To reduce complexity, a developer must focus not only on writing correct code (“Tactical Programming”) but also invest time to produce clean designs, and effective comments and fix problems as they arise (“Strategic Programming”).

The book provides several actionable approaches to reducing complexity.

Some highlights:

  • Modular design can help encapsulate complexity, freeing developers to focus on one problem at a time. It is more important for a module to have a simple interface than a simple implementation.
  • Prevent information leakage between modules and write specialized code that implements specific features (once!).
  • Functions (or modules) should be deep – and developers should prioritize sound design over writing short and easy-to-read functions.
  • Consider multiple options when faced with a design decision. Exploring non-obvious solutions before implementing them could result in more performant and less complex code.
  • Writing comments should be part of the design process, and developers should use comments to describe things that are not obvious from the code.

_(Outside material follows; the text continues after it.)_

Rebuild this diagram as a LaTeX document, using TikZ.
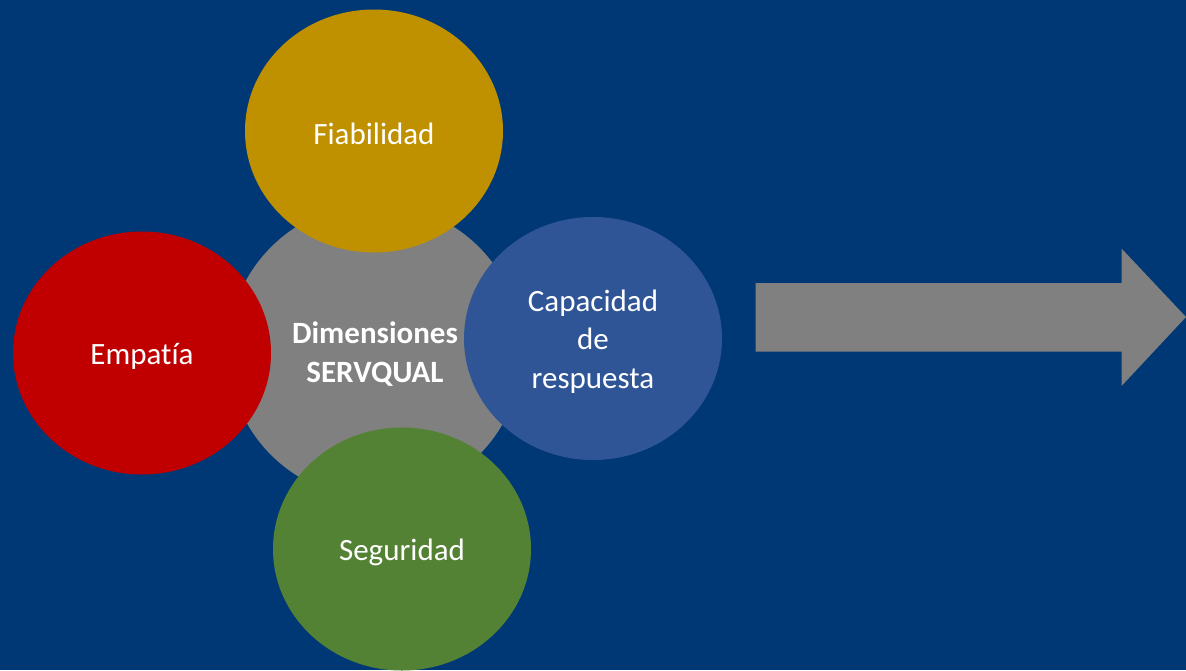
\documentclass[tikz,border=0pt]{standalone}
\usepackage{fontspec}
\setmainfont[Ligatures={NoCommon,NoDiscretionary}]{Carlito}
\usetikzlibrary{shapes.geometric}
\definecolor{bgblue}{HTML}{003876}
\definecolor{cgray}{HTML}{808080}
\definecolor{cgold}{HTML}{BF9000}
\definecolor{cred}{HTML}{C00000}
\definecolor{cblue}{HTML}{2F5597}
\definecolor{cgreen}{HTML}{548235}
\tikzset{
  bubble/.style={ellipse, draw=none, inner sep=0pt, minimum width=258pt, minimum height=243pt},
  btext/.style={text=white, align=center, inner sep=0pt, yshift=-3pt, font=\fontsize{31}{38.5}\selectfont},
}
\begin{document}
\begin{tikzpicture}[x=1pt,y=-1pt]
\fill[bgblue] (0,0) rectangle (1186,670);
\useasboundingbox (0,0) rectangle (1186,670);
\node[bubble, fill=cgray, minimum width=294pt, minimum height=294pt] (center) at (375,351) {};
\node[bubble, fill=cgold] (fia) at (374,131) {};
\node[bubble, fill=cred] (emp) at (142,353) {};
\node[bubble, fill=cblue] (cap) at (593,338.5) {};
\node[bubble, fill=cgreen] (seg) at (402,549) {};
\node[btext, font=\bfseries\fontsize{31}{38.5}\selectfont] (lcenter) at (center.center) {Dimensiones\\SERVQUAL};
\node[btext] (lfia) at (fia.center) {Fiabilidad};
\node[btext] (lemp) at (emp.center) {Empatía};
\node[btext] (lcap) at (cap.center) {Capacidad\\de\\respuesta};
\node[btext] (lseg) at (seg.center) {Seguridad};
\fill[cgray] (755.5,283) -- (1121.5,283) -- (1121.5,248.5) -- (1186,317) -- (1121.5,386) -- (1121.5,351.5) -- (755.5,351.5) -- cycle;
\end{tikzpicture}
\end{document}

The book concludes with a discussion of trends in software development, including agile development, test-driven development, and object-oriented programming.

Conclusion

“A Philosophy of Software Design” is an opinionated and focused book. It provides a clear view of the challenges of writing good code, which I found valuable.

Mr. Ousterhout provides actionable advice for novice and experienced developers by focusing on code, comments, and modules.

However, the book is also relatively low-level. The book contains little discussion around system design, distributed systems, or effective communication (outside of good code and effective comments).

While books such as “The Pragmatic Programmer” provide a more rounded approach to software engineering, I admire that Mr. Ousterhout sticks to the core concepts in his book.